S3 vs EFS propagation delay for distributed file system?


I'm working on a project that utilizes multiple docker containers which all need to have access to the same files for comparison purposes. What's important is that if a file appears visible to one container, then there is minimal time between when it appears visible to other containers.

As an example heres the situation I'm trying to avoid: Let's say we have two files, A and B, and two containers, 1 and 2. File A is both uploaded to the filesystem and submitted for comparison at roughly the same time. Immediately after, the same happens to file B. Soon after File A appears visible to container 1 and file B appears visible to container 2. Due to the way the files propagated on the distributed file system, file B is not visible to container 1 and file A is not visible to container 2. Container 1 is now told to compare file A to all other files and container 2 is told to compare B to all other files. Because of the propagation delay, A and B were never compared to each other.

I'm trying to decide between EFS and S3 to use as the place to store all of these files.
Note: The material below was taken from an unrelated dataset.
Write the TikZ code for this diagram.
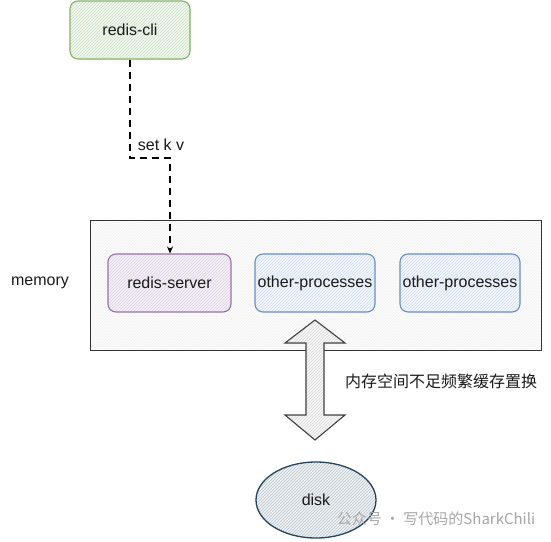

Im wondering which would better fit my needs (or if theres a third option I'm unaware of).

The characteristics of the files/containers are: - All files are small text files averaging 2kb in size (although rarely they can be 10 kb) - Theres currently 20mb of files total, but I expect there to be 1gb by the end of the year - These containers are not in a swarm - The output of each comparison are already being uploaded to S3 - Trying to make sure that every file is compared to every other file is extremely important, so the propagation delay is definitely the most important factor

(One last note: If I use end up using S3, I would probably be using sync to pull down all new files put into the bucket)

Edit: To answer Kannaiyan's questions, what I'm trying to achieve is having every file file compared to every other file at least once. I can't exactly say what I'm comparing, but the comparison happens by executing a closed source linux binary that takes in the file you want to compare and the files you want to compare it against (the distributed file system is holding all the files I want to compare against). They need to be in containers for two reasons:

  1. The binary relies heavily upon a specific file system setup, and containerizing it ensures that the file system will always be correct (I know its dumb but again the binary is closed source and theres no way around it)
  2. The binary only runs on linux, and containerizing it makes development easier in terms of testing on local machines.
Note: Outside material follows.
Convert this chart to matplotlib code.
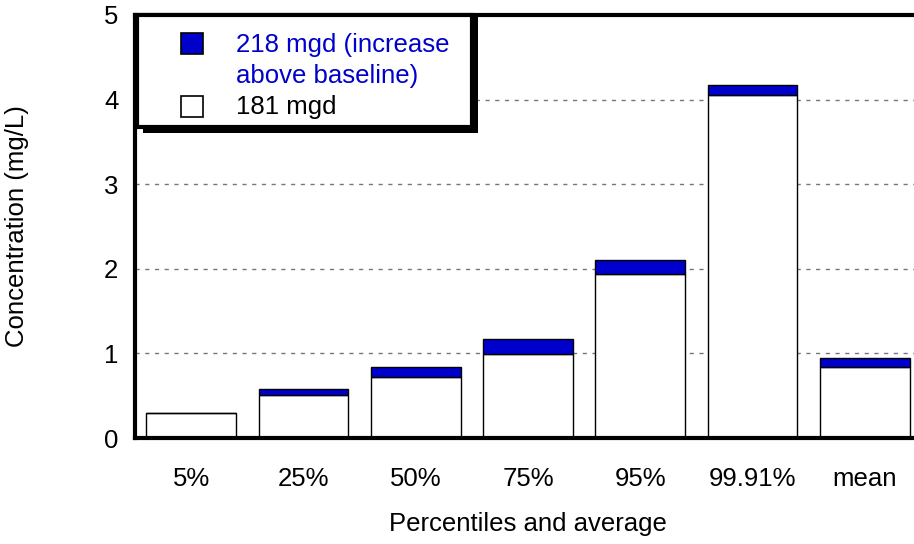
import matplotlib
matplotlib.use("Agg")
import matplotlib.pyplot as plt
from matplotlib.patches import Rectangle
import numpy as np

plt.rcParams['font.family'] = ['Liberation Sans', 'DejaVu Sans']

categories = ['5%', '25%', '50%', '75%', '95%', '99.91%', 'mean']
base_181 = [0.30, 0.505, 0.72, 0.99, 1.94, 4.05, 0.835]
total_218 = [0.30, 0.575, 0.836, 1.17, 2.10, 4.17, 0.95]
increase = [t - b for t, b in zip(total_218, base_181)]
grid_levels = [1, 2, 3, 4]

blue = '#0000CC'
W, H = 914, 544
fs = 18.5

fig = plt.figure(figsize=(W / 100, H / 100), dpi=100)
ax = fig.add_axes([135 / W, 1 - 438 / H, (921 - 135) / W, (438 - 15) / H])

x = np.arange(len(categories))
ax.bar(x, base_181, width=0.8, color='white', edgecolor='black', linewidth=1.0, zorder=3)
ax.bar(x, increase, width=0.8, bottom=base_181, color=blue, edgecolor='black',
       linewidth=1.0, zorder=3)

ax.set_xlim(-0.5, len(categories) - 0.5)
ax.set_ylim(0, 5)
ax.hlines(grid_levels, -0.5, len(categories) - 0.5, linestyles=(0, (3, 4)),
          colors='#777777', linewidth=1.0, zorder=1)
ax.set_yticks(range(6))
ax.set_xticks(x)
ax.set_xticklabels(categories)
ax.tick_params(axis='both', length=0, labelsize=fs)
ax.tick_params(axis='x', pad=21)
ax.tick_params(axis='y', pad=12)
for s in ['left', 'top', 'bottom']:
    ax.spines[s].set_linewidth(3)
    ax.spines[s].set_zorder(5)
ax.spines['right'].set_visible(False)
ax.set_xlabel('Percentiles and average', fontsize=fs, labelpad=15)
ax.set_ylabel('Concentration (mg/L)', fontsize=fs, labelpad=54)


def fx(px):
    return px / W


def fy(py):
    return 1 - py / H


# legend box with drop shadow, drawn in figure coordinates
fig.patches.append(Rectangle((fx(143), fy(133)), fx(335), 118 / H, transform=fig.transFigure,
                             facecolor='black', edgecolor='none', zorder=10))
fig.patches.append(Rectangle((fx(137), fy(127)), fx(335), 112 / H, transform=fig.transFigure,
                             facecolor='white', edgecolor='black', linewidth=3, zorder=11))
fig.patches.append(Rectangle((fx(181), fy(54)), fx(22), 21 / H, transform=fig.transFigure,
                             facecolor=blue, edgecolor='black', linewidth=1.2, zorder=12))
fig.patches.append(Rectangle((fx(181), fy(117)), fx(22), 21 / H, transform=fig.transFigure,
                             facecolor='white', edgecolor='black', linewidth=1.2, zorder=12))
fig.text(fx(236), fy(45), '218 mgd (increase', color=blue, fontsize=fs, va='center', zorder=13)
fig.text(fx(236), fy(76), 'above baseline)', color=blue, fontsize=fs, va='center', zorder=13)
fig.text(fx(236), fy(107), '181 mgd', color='black', fontsize=fs, va='center', zorder=13)

fig.savefig('out.png', dpi=100)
Lastly the files only accumulate over time as we get more and more submissions. Every files only read from and never modified after being added to the system.


Solution

  • In the end, I decided that the approach I was going for originally was too complicated. Instead I ended up using S3 to store all the files, as well as using DynamoDB to act as a cache for the keys of the most recently stored files. Keys are added to the DynamoDB table only after a successful upload to S3. Whenever a comparison operation runs, the containers sync the desired S3 directory, then check the DynamoDB to see if any files are missing. Due to S3's read-after-write consistency, if any files are missing they can be pulled from S3 without needing to wait for propagation to all the S3 caches. This allows for a pretty much an instantly propagating distributed file system.